◆ Instructions for the task
Reproduce the listing word for word. Skip any image.
-- Begin Material for this exercise --
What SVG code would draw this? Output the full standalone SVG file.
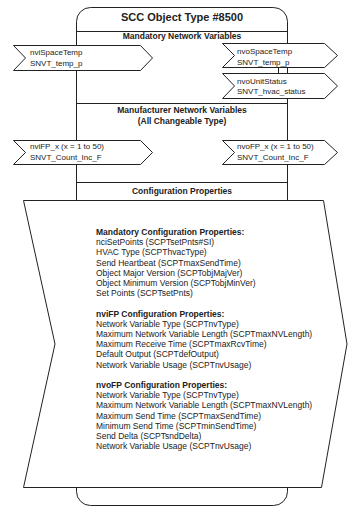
<svg xmlns="http://www.w3.org/2000/svg" width="348" height="508" viewBox="0 0 348 508">
  <style>
    .frame { fill: #ffffff; stroke: #222222; stroke-width: 1; }
    .rule { stroke: #222222; stroke-width: 1; fill: none; }
    text { font-family: "Liberation Sans", Arial, sans-serif; fill: #222222; }
    .title { font-size: 11px; font-weight: bold; text-anchor: middle; }
    .head { font-size: 8.5px; font-weight: bold; text-anchor: middle; }
    .nv { font-size: 8px; }
    .cp { font-size: 8.5px; }
    .cph { font-size: 8.5px; font-weight: bold; }
  </style>

  <!-- object block outline with section rules -->
  <g id="object-block">
    <rect class="frame" x="76.5" y="7.5" width="211" height="498" rx="14" ry="14"/>
    <line class="rule" x1="76.5" y1="31.5" x2="287.5" y2="31.5"/>
    <line class="rule" x1="76.5" y1="103.5" x2="287.5" y2="103.5"/>
    <line class="rule" x1="76.5" y1="182.5" x2="287.5" y2="182.5"/>
    <text class="title" x="182" y="21">SCC Object Type #8500</text>
    <text class="head" x="182" y="39">Mandatory Network Variables</text>
    <text class="head" x="182" y="113">Manufacturer Network Variables</text>
    <text class="head" x="182" y="124">(All Changeable Type)</text>
    <text class="head" x="182" y="194">Configuration Properties</text>
  </g>

  <!-- connector stub between the two output variables -->
  <g id="connectors">
    <line class="rule" x1="278.5" y1="68" x2="278.5" y2="73"/>
  </g>

  <g id="nviSpaceTemp">
    <polygon class="frame" points="13.5,45.5 140.5,45.5 152.5,58 140.5,70.5 13.5,70.5 25.5,58"/>
    <text class="nv" x="30" y="55">nviSpaceTemp</text>
    <text class="nv" x="30" y="66">SNVT_temp_p</text>
  </g>

  <g id="nvoSpaceTemp">
    <polygon class="frame" points="222.5,43.5 324.5,43.5 337.5,55.5 324.5,67.5 222.5,67.5 234.5,55.5"/>
    <text class="nv" x="237" y="53.5">nvoSpaceTemp</text>
    <text class="nv" x="237" y="64.5">SNVT_temp_p</text>
  </g>

  <g id="nvoUnitStatus">
    <polygon class="frame" points="222.5,73.5 324.5,73.5 337.5,86 324.5,98.5 222.5,98.5 234.5,86"/>
    <text class="nv" x="237" y="83.5">nvoUnitStatus</text>
    <text class="nv" x="237" y="94">SNVT_hvac_status</text>
  </g>

  <g id="nviFP">
    <polygon class="frame" points="13.5,140.5 140.5,140.5 152.5,152.5 140.5,164.5 13.5,164.5 25.5,152.5"/>
    <text class="nv" x="30" y="149">nviFP_x (x = 1 to 50)</text>
    <text class="nv" x="30" y="160">SNVT_Count_Inc_F</text>
  </g>

  <g id="nvoFP">
    <polygon class="frame" points="222.5,140.5 324.5,140.5 337.5,152.5 324.5,164.5 222.5,164.5 234.5,152.5"/>
    <text class="nv" x="237" y="149">nvoFP_x (x = 1 to 50)</text>
    <text class="nv" x="237" y="160">SNVT_Count_Inc_F</text>
  </g>

  <g id="config-properties">
    <polygon class="frame" points="23.5,200.5 323.5,200.5 347,344 321.5,487.5 23.5,487.5 55,344"/>
    <text class="cph" x="96" y="235">Mandatory Configuration Properties:</text>
    <text class="cp" x="96" y="245.2">nciSetPoints (SCPTsetPnts#SI)</text>
    <text class="cp" x="96" y="255.4">HVAC Type (SCPThvacType)</text>
    <text class="cp" x="96" y="265.6">Send Heartbeat (SCPTmaxSendTime)</text>
    <text class="cp" x="96" y="275.8">Object Major Version (SCPTobjMajVer)</text>
    <text class="cp" x="96" y="286">Object Minimum Version (SCPTobjMinVer)</text>
    <text class="cp" x="96" y="296.2">Set Points (SCPTsetPnts)</text>
    <text class="cph" x="96" y="316.6">nviFP Configuration Properties:</text>
    <text class="cp" x="96" y="326.8">Network Variable Type (SCPTnvType)</text>
    <text class="cp" x="96" y="337">Maximum Network Variable Length (SCPTmaxNVLength)</text>
    <text class="cp" x="96" y="347.2">Maximum Receive Time (SCPTmaxRcvTime)</text>
    <text class="cp" x="96" y="357.4">Default Output (SCPTdefOutput)</text>
    <text class="cp" x="96" y="367.6">Network Variable Usage (SCPTnvUsage)</text>
    <text class="cph" x="96" y="388">nvoFP Configuration Properties:</text>
    <text class="cp" x="96" y="398.2">Network Variable Type (SCPTnvType)</text>
    <text class="cp" x="96" y="408.4">Maximum Network Variable Length (SCPTmaxNVLength)</text>
    <text class="cp" x="96" y="418.6">Maximum Send Time (SCPTmaxSendTime)</text>
    <text class="cp" x="96" y="428.8">Minimum Send Time (SCPTminSendTime)</text>
    <text class="cp" x="96" y="439">Send Delta (SCPTsndDelta)</text>
    <text class="cp" x="96" y="449.2">Network Variable Usage (SCPTnvUsage)</text>
  </g>
</svg>
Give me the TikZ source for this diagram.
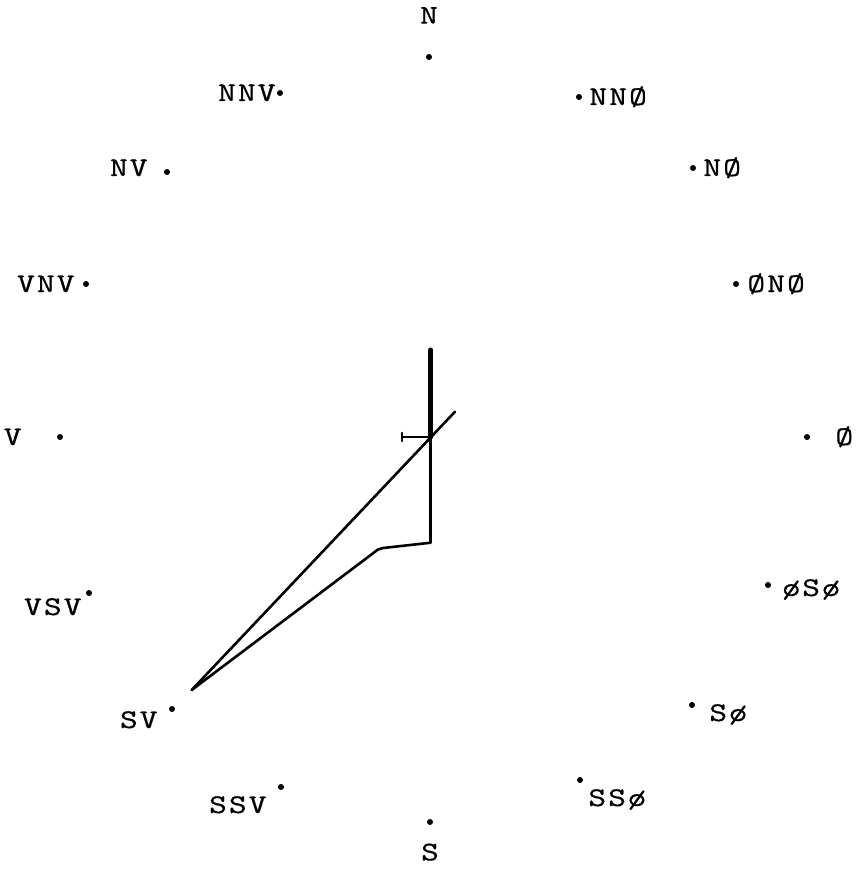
-- End Material for this exercise --
◆ The output
What SVG code would draw this? Output the full standalone SVG file.
<svg xmlns="http://www.w3.org/2000/svg" width="348" height="508" viewBox="0 0 348 508">
  <style>
    .frame { fill: #ffffff; stroke: #222222; stroke-width: 1; }
    .rule { stroke: #222222; stroke-width: 1; fill: none; }
    text { font-family: "Liberation Sans", Arial, sans-serif; fill: #222222; }
    .title { font-size: 11px; font-weight: bold; text-anchor: middle; }
    .head { font-size: 8.5px; font-weight: bold; text-anchor: middle; }
    .nv { font-size: 8px; }
    .cp { font-size: 8.5px; }
    .cph { font-size: 8.5px; font-weight: bold; }
  </style>

  <!-- object block outline with section rules -->
  <g id="object-block">
    <rect class="frame" x="76.5" y="7.5" width="211" height="498" rx="14" ry="14"/>
    <line class="rule" x1="76.5" y1="31.5" x2="287.5" y2="31.5"/>
    <line class="rule" x1="76.5" y1="103.5" x2="287.5" y2="103.5"/>
    <line class="rule" x1="76.5" y1="182.5" x2="287.5" y2="182.5"/>
    <text class="title" x="182" y="21">SCC Object Type #8500</text>
    <text class="head" x="182" y="39">Mandatory Network Variables</text>
    <text class="head" x="182" y="113">Manufacturer Network Variables</text>
    <text class="head" x="182" y="124">(All Changeable Type)</text>
    <text class="head" x="182" y="194">Configuration Properties</text>
  </g>

  <!-- connector stub between the two output variables -->
  <g id="connectors">
    <line class="rule" x1="278.5" y1="68" x2="278.5" y2="73"/>
  </g>

  <g id="nviSpaceTemp">
    <polygon class="frame" points="13.5,45.5 140.5,45.5 152.5,58 140.5,70.5 13.5,70.5 25.5,58"/>
    <text class="nv" x="30" y="55">nviSpaceTemp</text>
    <text class="nv" x="30" y="66">SNVT_temp_p</text>
  </g>

  <g id="nvoSpaceTemp">
    <polygon class="frame" points="222.5,43.5 324.5,43.5 337.5,55.5 324.5,67.5 222.5,67.5 234.5,55.5"/>
    <text class="nv" x="237" y="53.5">nvoSpaceTemp</text>
    <text class="nv" x="237" y="64.5">SNVT_temp_p</text>
  </g>

  <g id="nvoUnitStatus">
    <polygon class="frame" points="222.5,73.5 324.5,73.5 337.5,86 324.5,98.5 222.5,98.5 234.5,86"/>
    <text class="nv" x="237" y="83.5">nvoUnitStatus</text>
    <text class="nv" x="237" y="94">SNVT_hvac_status</text>
  </g>

  <g id="nviFP">
    <polygon class="frame" points="13.5,140.5 140.5,140.5 152.5,152.5 140.5,164.5 13.5,164.5 25.5,152.5"/>
    <text class="nv" x="30" y="149">nviFP_x (x = 1 to 50)</text>
    <text class="nv" x="30" y="160">SNVT_Count_Inc_F</text>
  </g>

  <g id="nvoFP">
    <polygon class="frame" points="222.5,140.5 324.5,140.5 337.5,152.5 324.5,164.5 222.5,164.5 234.5,152.5"/>
    <text class="nv" x="237" y="149">nvoFP_x (x = 1 to 50)</text>
    <text class="nv" x="237" y="160">SNVT_Count_Inc_F</text>
  </g>

  <g id="config-properties">
    <polygon class="frame" points="23.5,200.5 323.5,200.5 347,344 321.5,487.5 23.5,487.5 55,344"/>
    <text class="cph" x="96" y="235">Mandatory Configuration Properties:</text>
    <text class="cp" x="96" y="245.2">nciSetPoints (SCPTsetPnts#SI)</text>
    <text class="cp" x="96" y="255.4">HVAC Type (SCPThvacType)</text>
    <text class="cp" x="96" y="265.6">Send Heartbeat (SCPTmaxSendTime)</text>
    <text class="cp" x="96" y="275.8">Object Major Version (SCPTobjMajVer)</text>
    <text class="cp" x="96" y="286">Object Minimum Version (SCPTobjMinVer)</text>
    <text class="cp" x="96" y="296.2">Set Points (SCPTsetPnts)</text>
    <text class="cph" x="96" y="316.6">nviFP Configuration Properties:</text>
    <text class="cp" x="96" y="326.8">Network Variable Type (SCPTnvType)</text>
    <text class="cp" x="96" y="337">Maximum Network Variable Length (SCPTmaxNVLength)</text>
    <text class="cp" x="96" y="347.2">Maximum Receive Time (SCPTmaxRcvTime)</text>
    <text class="cp" x="96" y="357.4">Default Output (SCPTdefOutput)</text>
    <text class="cp" x="96" y="367.6">Network Variable Usage (SCPTnvUsage)</text>
    <text class="cph" x="96" y="388">nvoFP Configuration Properties:</text>
    <text class="cp" x="96" y="398.2">Network Variable Type (SCPTnvType)</text>
    <text class="cp" x="96" y="408.4">Maximum Network Variable Length (SCPTmaxNVLength)</text>
    <text class="cp" x="96" y="418.6">Maximum Send Time (SCPTmaxSendTime)</text>
    <text class="cp" x="96" y="428.8">Minimum Send Time (SCPTminSendTime)</text>
    <text class="cp" x="96" y="439">Send Delta (SCPTsndDelta)</text>
    <text class="cp" x="96" y="449.2">Network Variable Usage (SCPTnvUsage)</text>
  </g>
</svg>
Give me the TikZ source for this diagram.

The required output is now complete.